I believe that he was playing you for a fool... I mean.. seriously.

 

Look how you're acting over it?

 

If he kept it on during the party knowing that you were there... then that would be a different story.

  • Author
Posted

Then should I ask him not to wear the ring at least not on the marriage finger unless he meant it?

Posted

I wouldn't say anything about it and I would dismiss it from my mind.

 

Whether or not you were going to be at that party doesn't matter,. If he was sincere about getting back together with you he would wear the ring no matter what and if he was wearing it for signifigance he would wear it on his ring finger otherwise he would wear it as just a peice of jewelry.

 

I think he is purposely playing head games with you to see how you would react.. He is playing games with you. Don't let him play on your emotions and thoughts like this.

 

You need to stop obsessing about this and blow it off. He is F-ing with you....... It's not right.. You don't deserve to be played with. If he was a real man he would tell you upfront if he wanted to try again with you.

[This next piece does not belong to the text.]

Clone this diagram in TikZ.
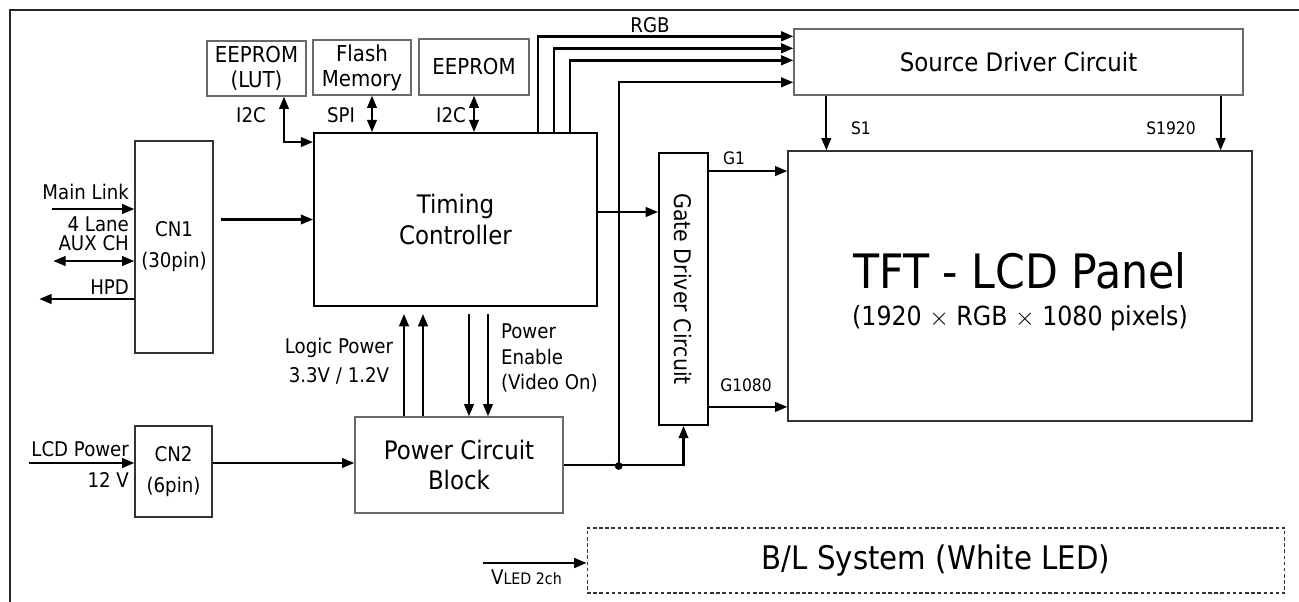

This emotional/psychological game with the ring is childish.

 

Stop focusing on the ring and why he is doing this and go about your life for YOU.. This kind of game will only lead you into more. Is that what you want? If not, then stop obsessing and blow him off before you get so wrapped up in this that it affects your everyday life. He is your X for a reason....

 

Sorry I'm being so blunt. This is my opinion and I feel it from my gutt.

you are reacting just the way he wants. Don't let him know it.

Posted

To ask him is simple

peace of mind will be your reward :rolleyes:

  • Author
Posted

Nah. I'm not going to ask, I'm not worried about it. Pffft!